If it's possible to do with same code or at least isolate the changes cleanly using some build logic, it would be optimal. But if that feels too hacky, having separate branches for 7.x and 8.x is also a possibility.

ssaarinen commented 1 year ago

Made initial changes required for ES8 here: https://github.com/ssaarinen/elasticsearch-analysis-raudikko/tree/es-8

Basically requires java 17 and gradle 7.3+ after which project now compiles and test passes. Testing if this actually works with ES 8 is left as an exercise ;)

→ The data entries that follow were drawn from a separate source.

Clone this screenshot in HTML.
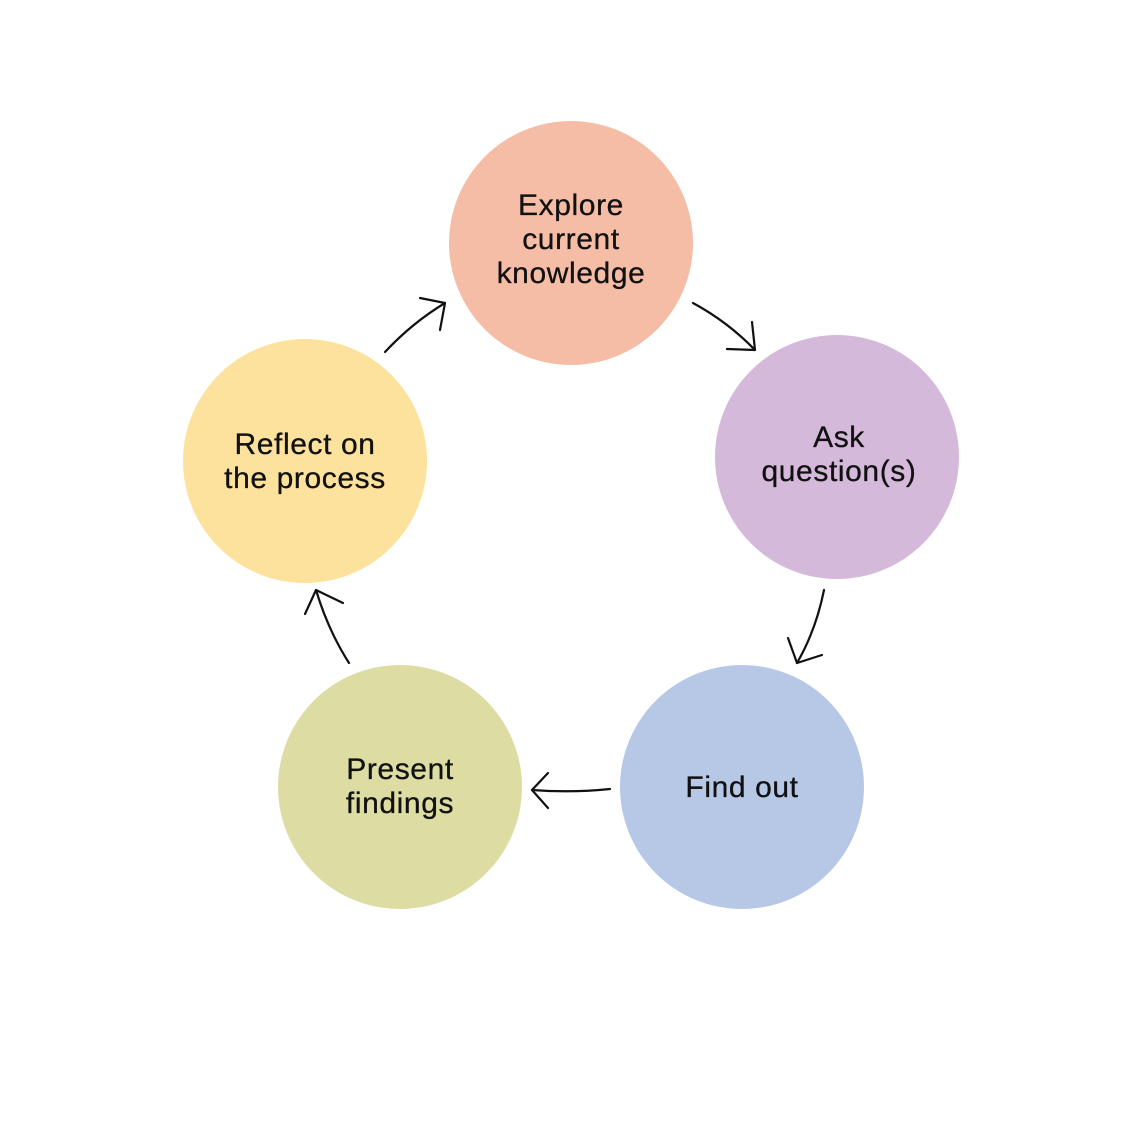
<!DOCTYPE html>
<html><head><style>
html,body{margin:0;padding:0;background:#fff;}
svg{display:block}
text{font-family:"Liberation Sans",sans-serif;font-size:30px;fill:#111;text-anchor:middle;letter-spacing:0.6px;stroke:#111;stroke-width:0.3}
</style></head><body>
<svg width="1134" height="1135" viewBox="0 0 1134 1135" xmlns="http://www.w3.org/2000/svg">
<rect width="1134" height="1135" fill="#fff"/>
<circle cx="571" cy="243" r="122" fill="#F5BDA6"/>
<circle cx="837" cy="457" r="122" fill="#D5B9DA"/>
<circle cx="742" cy="787" r="122" fill="#B7C8E7"/>
<circle cx="400" cy="787" r="122" fill="#DDDCA3"/>
<circle cx="305" cy="461" r="122" fill="#FDE29D"/>
<text x="571" y="215">Explore</text>
<text x="571" y="249">current</text>
<text x="571" y="283">knowledge</text>
<text x="839" y="447">Ask</text>
<text x="839" y="481">question(s)</text>
<text x="742" y="797">Find out</text>
<text x="400" y="779">Present</text>
<text x="400" y="813">findings</text>
<text x="305" y="454">Reflect on</text>
<text x="305" y="488">the process</text>
<g fill="none" stroke="#111" stroke-width="2.2" stroke-linecap="round" stroke-linejoin="round">
<path d="M693 303 Q728 322 755 350"/><path d="M727 349 L755 350 L752 322"/>
<path d="M824 590 Q816 630 797 663"/><path d="M788 638 L797 663 L822 655"/>
<path d="M610 789 Q572 793 532 790"/><path d="M548 773 L532 790 L548 808"/>
<path d="M349 663 Q328 630 316 590"/><path d="M305 614 L316 590 L343 603"/>
<path d="M385 352 Q412 323 445 303"/><path d="M420 298 L445 303 L440 330"/>
</g>
</svg>
</body></html>
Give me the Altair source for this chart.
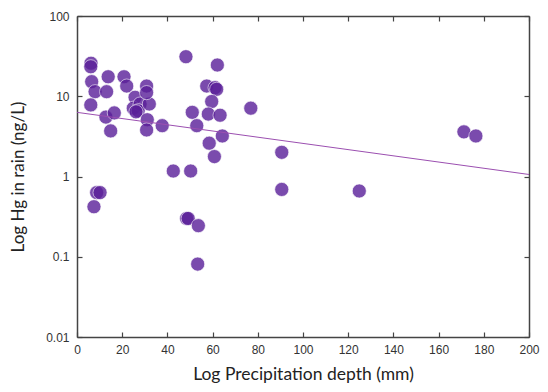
import altair as alt
import pandas as pd

precip = [6.2, 6.1, 6.5, 8.0, 6.1, 8.7, 10.2, 7.5, 13.8, 13.1, 12.8, 16.5, 14.9,
          20.8, 22.0, 25.7, 24.9, 27.9, 27.1, 26.1, 32.0, 30.8, 30.8, 31.1, 30.8,
          37.7, 48.2, 62.1, 57.4, 61.1, 61.8, 59.6, 51.0, 58.1, 63.3, 76.9, 53.0,
          64.3, 58.5, 60.8, 42.6, 50.3, 48.5, 49.2, 53.7, 53.4, 90.6, 90.6, 124.9,
          171.2, 176.5]
hg = [25.8, 23.3, 15.2, 11.4, 7.8, 0.63, 0.63, 0.42, 17.5, 11.4, 5.5, 6.2, 3.7,
      17.5, 13.4, 9.7, 7.1, 8.0, 6.6, 6.4, 8.0, 13.4, 11.1, 5.1, 3.8,
      4.3, 31.1, 24.5, 13.4, 12.8, 12.2, 8.6, 6.3, 6.0, 5.8, 7.1, 4.3,
      3.2, 2.6, 1.77, 1.17, 1.17, 0.30, 0.30, 0.244, 0.081, 2.0, 0.69, 0.66,
      3.6, 3.2]

trend_x = [0, 200]
trend_y = [6.3, 1.06]

x_ticks = [0, 20, 40, 60, 80, 100, 120, 140, 160, 180, 200]
y_ticks = [0.01, 0.1, 1, 10, 100]

pts = pd.DataFrame({"x": precip, "y": hg})
trend = pd.DataFrame({"x": trend_x, "y": trend_y})

xs = alt.Scale(domain=[0, 200], nice=False)
ys = alt.Scale(type="log", domain=[0.01, 100], nice=False)

label_font = "Liberation Sans"
title_font = "Lato"
frame = "#444444"

# points with labelled axes + bottom/left frame lines
points = alt.Chart(pts).mark_circle(
    size=200, color="#5a1f99", opacity=0.8, stroke="white", strokeWidth=1, strokeOpacity=0.7
).encode(
    x=alt.X("x:Q", scale=xs, axis=alt.Axis(
        values=x_ticks, ticks=False, domain=True, domainColor=frame, domainWidth=1.5,
        domainOpacity=1, grid=False,
        labelFont=label_font, labelFontSize=12, labelColor="#333", labelPadding=7,
        labelFlush=False, labelOverlap=False,
        title="Log Precipitation depth (mm)", titleFont=title_font, titleFontSize=17.5,
        titleFontWeight="normal", titleColor="#222", titlePadding=10)),
    y=alt.Y("y:Q", scale=ys, axis=alt.Axis(
        values=y_ticks, ticks=False, domain=True, domainColor=frame, domainWidth=1.5,
        domainOpacity=1, grid=False,
        labelFont=label_font, labelFontSize=12, labelColor="#333", labelPadding=8,
        labelFlush=False, labelOverlap=False,
        labelExpr="datum.value >= 1 ? format(datum.value, 'd') : format(datum.value, '')",
        title="Log Hg in rain (ng/L)", titleFont=title_font, titleFontSize=17,
        titleFontWeight="normal", titleColor="#222", titlePadding=18)),
)

# trend line; carries inward ticks on bottom/left
line = alt.Chart(trend).mark_line(color="#9b4fb0", strokeWidth=1, clip=True).encode(
    x=alt.X("x:Q", scale=xs, axis=alt.Axis(
        values=x_ticks, labels=False, domain=False, grid=False, title=None,
        ticks=True, tickSize=5, tickWidth=1.2, offset=-5, tickColor=frame,
        tickOpacity=1, orient="bottom")),
    y=alt.Y("y:Q", scale=ys, axis=alt.Axis(
        values=y_ticks, labels=False, domain=False, grid=False, title=None,
        ticks=True, tickSize=5, tickWidth=1.2, offset=-5, tickColor=frame,
        tickOpacity=1, orient="left")),
)

# invisible copies carrying top/right inward ticks and frame lines
mirror_ticks = alt.Chart(trend).mark_line(strokeOpacity=0).encode(
    x=alt.X("x:Q", scale=xs, axis=alt.Axis(
        values=x_ticks, labels=False, domain=False, grid=False, title=None,
        ticks=True, tickSize=5, tickWidth=1.2, offset=-5, tickColor=frame,
        tickOpacity=1, orient="top")),
    y=alt.Y("y:Q", scale=ys, axis=alt.Axis(
        values=y_ticks, labels=False, domain=False, grid=False, title=None,
        ticks=True, tickSize=5, tickWidth=1.2, offset=-5, tickColor=frame,
        tickOpacity=1, orient="right")),
)

mirror_frame = alt.Chart(trend).mark_line(strokeOpacity=0).encode(
    x=alt.X("x:Q", scale=xs, axis=alt.Axis(
        labels=False, domain=True, domainColor=frame, domainWidth=1.5, domainOpacity=1,
        grid=False, title=None, ticks=False, orient="top")),
    y=alt.Y("y:Q", scale=ys, axis=alt.Axis(
        labels=False, domain=True, domainColor=frame, domainWidth=1.5, domainOpacity=1,
        grid=False, title=None, ticks=False, orient="right")),
)

chart = alt.layer(points, line, mirror_ticks, mirror_frame).resolve_axis(
    x="independent", y="independent"
).properties(
    width=452, height=321,
    autosize=alt.AutoSizeParams(type="none"),
    padding={"left": 69, "top": 8, "right": 11, "bottom": 47},
).configure_view(
    stroke=None
)

chart.save("out.html", embed_options={"renderer": "svg", "actions": False})
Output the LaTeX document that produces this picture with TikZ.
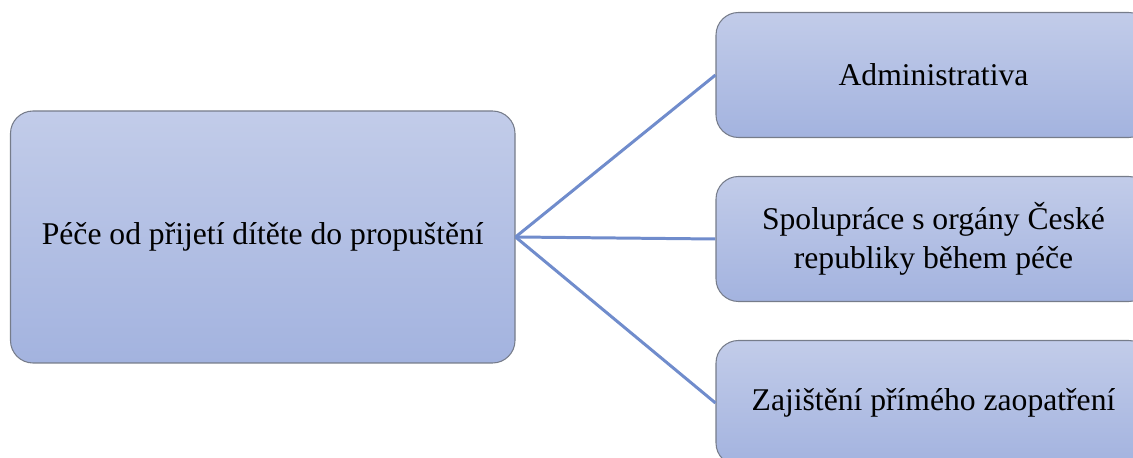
\documentclass[tikz,border=0pt]{standalone}
\usepackage{fontspec}
\setmainfont{Liberation Serif}
\usetikzlibrary{positioning}

\definecolor{boxtop}{RGB}{194,204,233}
\definecolor{boxbot}{RGB}{163,179,223}
\definecolor{boxline}{RGB}{118,124,138}
\definecolor{linkblue}{RGB}{112,140,204}

\tikzset{
    pecebox/.style={draw=boxline, line width=0.6pt, rounded corners=0.45cm,
        top color=boxtop, bottom color=boxbot, align=center,
        font=\fontsize{18}{22}\selectfont, inner sep=0pt},
    link/.style={linkblue, line width=1.7pt}
}

\begin{document}
\begin{tikzpicture}
        % okraje obrázku
        \useasboundingbox (0,0) rectangle (22.66,-9.16);
        \clip (0,0) rectangle (22.66,-9.16);
        % hlavní blok
        \node[pecebox, minimum width=10.09cm, minimum height=5.04cm] (pece) at (5.255,-4.74) {Péče od přijetí dítěte do propuštění};
        % pravé bloky
        \node[pecebox, minimum width=8.7cm, minimum height=2.5cm] (admin) at (18.67,-1.5) {Administrativa};
        \node[pecebox, minimum width=8.7cm, minimum height=2.5cm] (organy) at (18.67,-4.78) {Spolupráce s orgány České\\republiky během péče};
        \node[pecebox, minimum width=8.7cm, minimum height=2.5cm] (zaopatreni) at (18.67,-8.06) {Zajištění přímého zaopatření};
        % spojnice
        \draw[link] (pece.east) -- (admin.west);
        \draw[link] (pece.east) -- (organy.west);
        \draw[link] (pece.east) -- (zaopatreni.west);
\end{tikzpicture}
\end{document}
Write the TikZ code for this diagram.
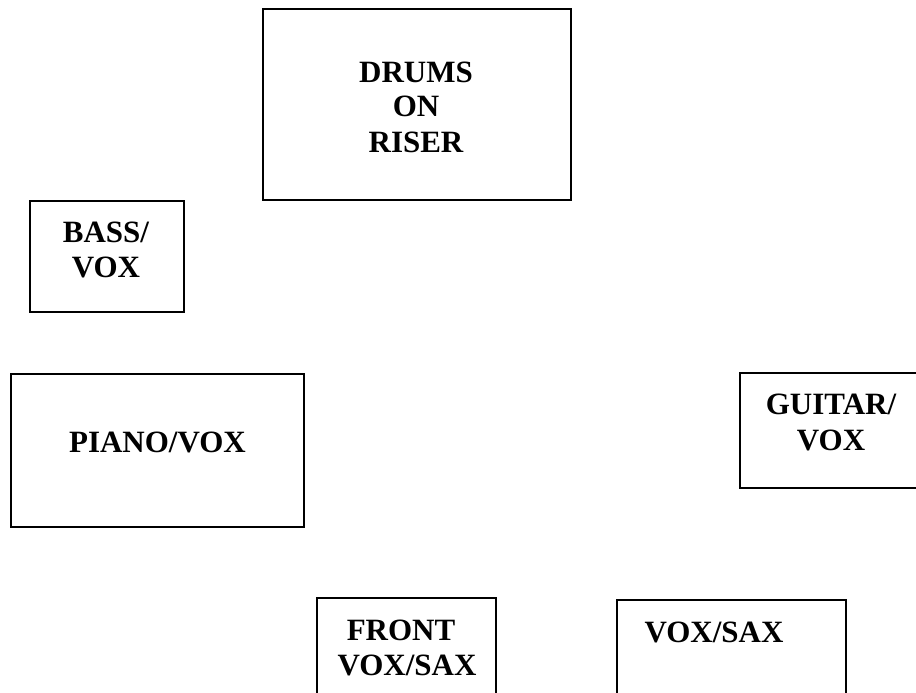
\documentclass[tikz,border=0pt]{standalone}
\usepackage{fontspec}
\setmainfont{Liberation Serif}
\begin{document}
\begin{tikzpicture}[x=1pt,y=-1pt,
  box/.style={draw=black,line width=1.6pt,rectangle,inner sep=0pt},
  lbl/.style={inner sep=0pt,anchor=base,font=\fontsize{31}{35}\selectfont\bfseries}]
\useasboundingbox (0,0) rectangle (916,693);
\clip (0,0) rectangle (916,693);
% boxes
\node[box,minimum width=308pt,minimum height=191pt] (drums) at (417,104.5) {};
\node[box,minimum width=154pt,minimum height=111pt] (bass) at (107,256.5) {};
\node[box,minimum width=293pt,minimum height=153pt] (piano) at (157.5,450.5) {};
\node[box,minimum width=200pt,minimum height=115pt] (guitar) at (840,430.5) {};
\node[box,minimum width=179pt,minimum height=122pt] (front) at (406.5,659) {};
\node[box,minimum width=229pt,minimum height=120pt] (voxsax) at (731.5,660) {};
% labels
\node[lbl] (drumsA) at (416,82) {DRUMS};
\node[lbl] (drumsB) at (416,117) {ON};
\node[lbl] (drumsC) at (416,152) {RISER};
\node[lbl] (bassA) at (106,242) {BASS/};
\node[lbl] (bassB) at (106,277) {VOX};
\node[lbl] (pianoA) at (157.5,452) {PIANO/VOX};
\node[lbl] (guitarA) at (831,414) {GUITAR/};
\node[lbl] (guitarB) at (831,450) {VOX};
\node[lbl] (frontA) at (401,640) {FRONT};
\node[lbl] (frontB) at (407,675) {VOX/SAX};
\node[lbl] (voxsaxA) at (714,642) {VOX/SAX};
\end{tikzpicture}
\end{document}
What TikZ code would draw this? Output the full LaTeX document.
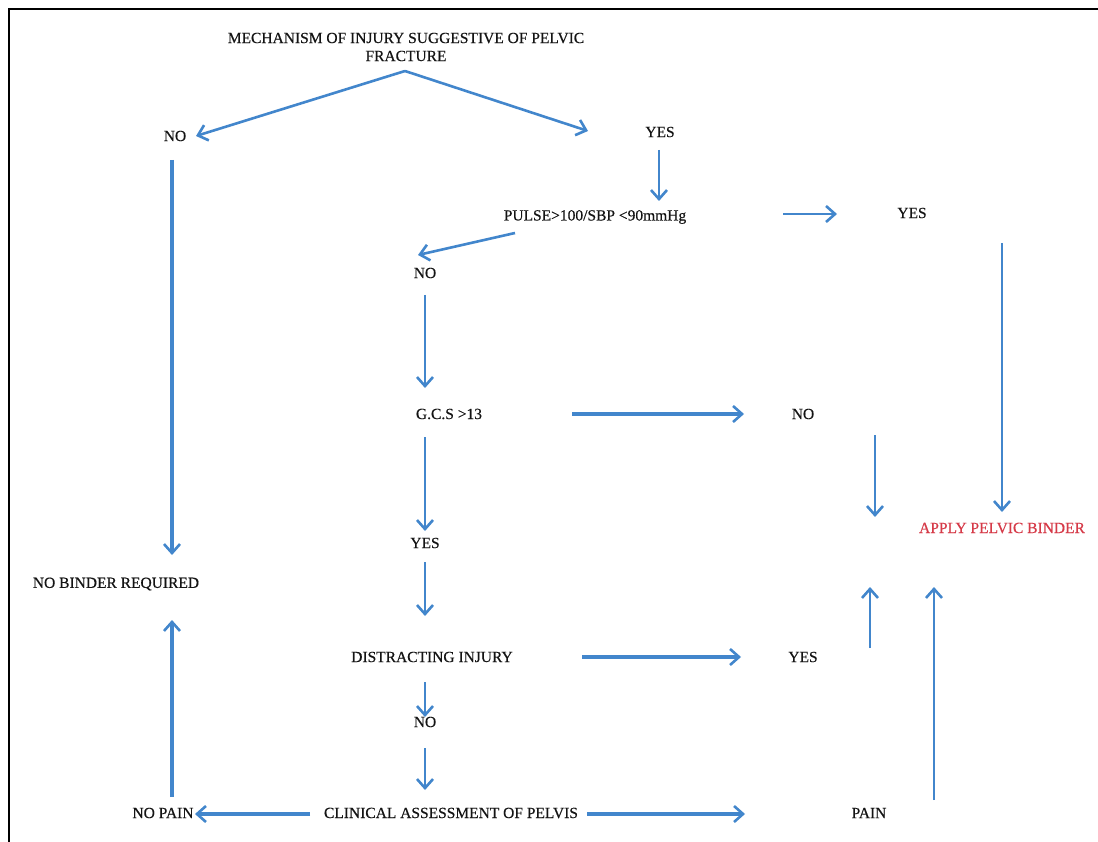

ssaarinen commented 1 year ago

Ok, after a bit of docker/wsl shenanigans I was able to get it running (docker compose setup added to my branch) and tested it with the etc/test-analyzer.http which returned this:

HTTP/1.1 200 OK
X-elastic-product: Elasticsearch
content-type: application/json

{
  "tokens": [
    {
      "token": "testata",
      "start_offset": 0,
      "end_offset": 9,
      "type": "word",
      "position": 0
    },
    {
      "token": "raudikko",
      "start_offset": 10,
      "end_offset": 18,
      "type": "word",
      "position": 1
    },
    {
      "token": "analyysi",
      "start_offset": 19,
      "end_offset": 28,
      "type": "word",
      "position": 2
    },
    {
      "token": "tämä",
      "start_offset": 29,
      "end_offset": 34,
      "type": "word",
      "position": 3
    },
    {
      "token": "tapa",
      "start_offset": 35,
      "end_offset": 42,
      "type": "word",
      "position": 4
    },
    {
      "token": "yksinkertainen",
      "start_offset": 43,
      "end_offset": 59,
      "type": "word",
      "position": 5
    }
  ]
}
tuoruu commented 1 year ago

Great! We have had also some progress on our side. ES is progressing so rapidly so now our target seems to be 8.5.2 but haven't tested that with the cloud version yet, only locally.